The bosses are portrayed in the film as a group of elderly and infirm men who hang around eating, playing cards and collecting money from their criminal underlings.
 
Pesci's character, based on on a very real gangster named Anthony "Tony Ant" Spilotro, is brutally murdered, along with his brother Michael, in a mid-west cornfield in the film. Their murder, along with several other murders, were ordered by the bosses back home.

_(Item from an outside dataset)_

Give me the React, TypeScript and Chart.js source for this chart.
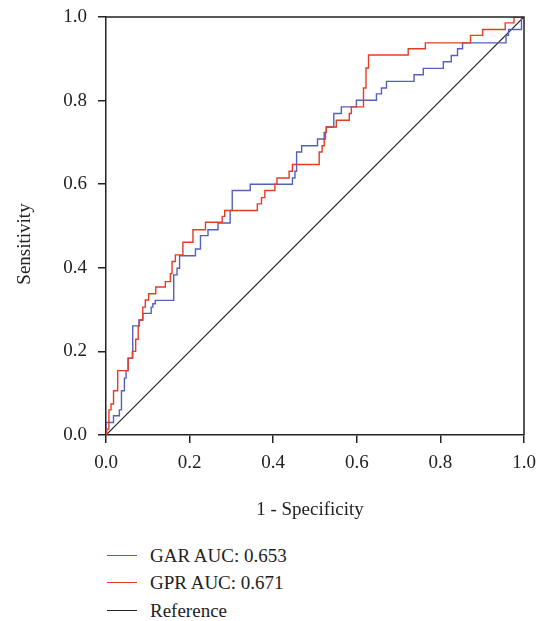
import React, { useEffect, useRef } from "react";
import { Chart, registerables } from "chart.js";

Chart.register(...registerables);

// ROC vertices (1 - specificity, sensitivity), stepped: horizontal then vertical
const GAR_FPR = [0, 0, 0.018, 0.032, 0.037, 0.044, 0.048, 0.053, 0.064, 0.079, 0.088, 0.108, 0.112, 0.118, 0.162, 0.17, 0.176, 0.214, 0.226, 0.244, 0.268, 0.297, 0.302, 0.345, 0.446, 0.452, 0.456, 0.468, 0.506, 0.522, 0.527, 0.545, 0.563, 0.599, 0.647, 0.659, 0.671, 0.737, 0.759, 0.807, 0.826, 0.841, 0.853, 0.957, 0.963, 0.994, 1];
const GAR_TPR = [0, 0.03, 0.046, 0.06, 0.106, 0.136, 0.154, 0.184, 0.261, 0.275, 0.291, 0.306, 0.314, 0.322, 0.383, 0.399, 0.429, 0.445, 0.477, 0.491, 0.507, 0.537, 0.585, 0.6, 0.615, 0.631, 0.677, 0.692, 0.708, 0.724, 0.737, 0.769, 0.785, 0.801, 0.816, 0.83, 0.846, 0.862, 0.877, 0.893, 0.908, 0.924, 0.938, 0.956, 0.97, 1.0, 1.0];

const GPR_FPR = [0, 0.002, 0.007, 0.012, 0.018, 0.028, 0.053, 0.063, 0.071, 0.077, 0.08, 0.088, 0.094, 0.102, 0.119, 0.142, 0.154, 0.158, 0.166, 0.184, 0.208, 0.238, 0.278, 0.284, 0.362, 0.372, 0.38, 0.404, 0.409, 0.438, 0.446, 0.51, 0.517, 0.522, 0.525, 0.527, 0.551, 0.582, 0.587, 0.616, 0.622, 0.628, 0.723, 0.764, 0.872, 0.901, 0.955, 0.976, 1];
const GPR_TPR = [0, 0.014, 0.06, 0.074, 0.106, 0.154, 0.184, 0.2, 0.229, 0.261, 0.275, 0.306, 0.323, 0.338, 0.354, 0.367, 0.386, 0.415, 0.431, 0.461, 0.491, 0.509, 0.523, 0.537, 0.553, 0.568, 0.585, 0.6, 0.615, 0.631, 0.647, 0.677, 0.692, 0.708, 0.724, 0.737, 0.753, 0.769, 0.785, 0.83, 0.878, 0.909, 0.924, 0.938, 0.956, 0.97, 0.986, 1.0, 1.0];

const REF_FPR = [0, 1];
const REF_TPR = [0, 1];

const TICKS = [0, 0.2, 0.4, 0.6, 0.8, 1.0];
const LABELS = ["GAR AUC: 0.653", "GPR AUC: 0.671", "Reference"];
const COLORS = ["#5360bf", "#e63c26", "#222222"];
const X_TITLE = "1 - Specificity";
const Y_TITLE = "Sensitivity";

const FONT = '"Liberation Serif", "Times New Roman", serif';
const INK = "#222";

const toPoints = (xs: number[], ys: number[]) => xs.map((x, i) => ({ x, y: ys[i] }));

const framePlugin = {
  id: "frameAndTitles",
  afterDraw(chart: any) {
    const { ctx, chartArea } = chart;
    const { left, right, top, bottom } = chartArea;
    ctx.save();
    ctx.strokeStyle = INK;
    ctx.lineWidth = 1.5;
    ctx.beginPath();
    ctx.moveTo(left, top);
    ctx.lineTo(right, top);
    ctx.lineTo(right, bottom);
    ctx.stroke();
    ctx.fillStyle = INK;
    ctx.font = `19px ${FONT}`;
    ctx.textAlign = "center";
    ctx.textBaseline = "middle";
    ctx.fillText(X_TITLE, (left + right) / 2 - 5, bottom + 75);
    ctx.translate(25, (top + bottom) / 2 + 18);
    ctx.rotate(-Math.PI / 2);
    ctx.fillText(Y_TITLE, 0, 0);
    ctx.restore();
  },
};

function axis(isX: boolean) {
  return {
    type: "linear",
    min: 0,
    max: 1,
    afterBuildTicks: (s: any) => {
      s.ticks = TICKS.map((v) => ({ value: v }));
    },
    afterFit: (s: any) => {
      if (isX) s.height = 95;
      else s.width = 106;
      s.paddingTop = 0;
      s.paddingBottom = 0;
      s.paddingLeft = 0;
      s.paddingRight = 0;
    },
    ticks: {
      callback: (v: any) => Number(v).toFixed(1),
      font: { family: FONT, size: 19 },
      color: INK,
      padding: isX ? 9 : 11,
      maxRotation: 0,
      autoSkip: false,
    },
    grid: {
      display: true,
      drawOnChartArea: false,
      drawTicks: true,
      tickLength: 8,
      color: INK,
      lineWidth: 1.5,
    },
    border: { display: true, color: INK, width: 1.5 },
  };
}

export default function App() {
  const ref = useRef<HTMLCanvasElement | null>(null);

  useEffect(() => {
    if (!ref.current) return;
    const chart = new Chart(ref.current, {
      type: "line",
      data: {
        datasets: [
          {
            label: LABELS[2],
            data: toPoints(REF_FPR, REF_TPR),
            borderColor: COLORS[2],
            borderWidth: 1.2,
            pointRadius: 0,
            fill: false,
            order: 3,
          },
          {
            label: LABELS[0],
            data: toPoints(GAR_FPR, GAR_TPR),
            borderColor: COLORS[0],
            borderWidth: 1.4,
            pointRadius: 0,
            stepped: "before",
            fill: false,
            order: 2,
          },
          {
            label: LABELS[1],
            data: toPoints(GPR_FPR, GPR_TPR),
            borderColor: COLORS[1],
            borderWidth: 1.4,
            pointRadius: 0,
            stepped: "before",
            fill: false,
            order: 1,
          },
        ],
      },
      options: {
        responsive: false,
        maintainAspectRatio: false,
        animation: false,
        parsing: true,
        layout: { autoPadding: false, padding: { left: 0, right: 19, top: 17, bottom: 0 } },
        scales: { x: axis(true) as any, y: axis(false) as any },
        plugins: { legend: { display: false }, tooltip: { enabled: false } },
      },
      plugins: [framePlugin],
    } as any);
    return () => chart.destroy();
  }, []);

  const rowCenters = [556, 583, 611];

  return (
    <div style={{ position: "absolute", left: 0, top: 0, width: 543, height: 621, background: "#fff" }}>
      <canvas ref={ref} width={543} height={530} style={{ display: "block", width: 543, height: 530 }} />
      {LABELS.map((label, i) => (
        <div key={label}>
          <div
            style={{
              position: "absolute",
              left: 107,
              top: rowCenters[i] - 0.7,
              width: 30,
              height: 0,
              borderTop: `1.4px solid ${COLORS[i]}`,
            }}
          />
          <div
            style={{
              position: "absolute",
              left: 150,
              top: rowCenters[i] - 14,
              height: 28,
              lineHeight: "28px",
              fontFamily: FONT,
              fontSize: 19,
              color: INK,
              whiteSpace: "nowrap",
            }}
          >
            {label}
          </div>
        </div>
      ))}
    </div>
  );
}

Back home is Chicago, home of the criminal organization known as "the Outfit."
 
Family Secrets: The Case That Crippled the Chicago Mob (Chicago Review Press) covers the Spilotro murders and much more in this revealing look at organized crime. The book, written by  Chicago Tribune reporter Jeff Coen, covers the trial of the outfit bosses in 2007.
 
"The scale of the case was unprecedented, for the first time naming the Chicago Outfit itself as a criminal enterprise under federal anti-racketeering laws and alleging a conspiracy that was born with Al Capone and flourished from the 1960s forward," Coen wrote in the book. "The case included fourteen defendants, eighteen murders and decades of bookmaking, loan sharking, extortion and violence."
 
The investigation of the Outfit began in 1998 when the FBI received a letter from Frank Calabrese, Jr., son of one of the Outfit's most violent bosses, Frank Calabrese, Sr.
 
Due to a sour relationship with his father, the son told the FBI that he was willing to wear a wire and gather evidence against his father while they were incarcerated together. The father enjoyed explaining how the Outfit worked to his son. He also allowed his son to observe how he conducted business from the prison yard.
 
The FBI was later able to turn Nicholas Calabrese, a hit man for his brother Frank Calabrese, Sr., into a key witness against the Outfit bosses.
 
The FBI called the seven-year investigation "Operation Family Secrets." According to the FBI, the list of those charged read like a "Who's Who" of the Chicago mob.
 
After several mobsters pleaded guilty, the remaining five defendants were Frank Calabrese, Sr., James "Jimmy Light" Marcello, the reputed boss of the Outfit, Joey "the Clown" Lombardo, a tough, old-school mob boss, Anthony "Twan" Doyle, a former Chicago police officer accused of leaking information to Frank Calabrese, Sr., and Outfit enforcer Paul "the Indian' Schiro.
 
In September of 2007 the jury convicted the five men on broad conspiracy charges.
 
Jeff Coen does a fine job of covering the trial and he offers vivid descriptions of the defendants, the witnesses and the prosecutors, who are as colorful as the gangsters.
 
Reading the book makes you feel like you are sitting in the courtroom. This is a very good true crime book.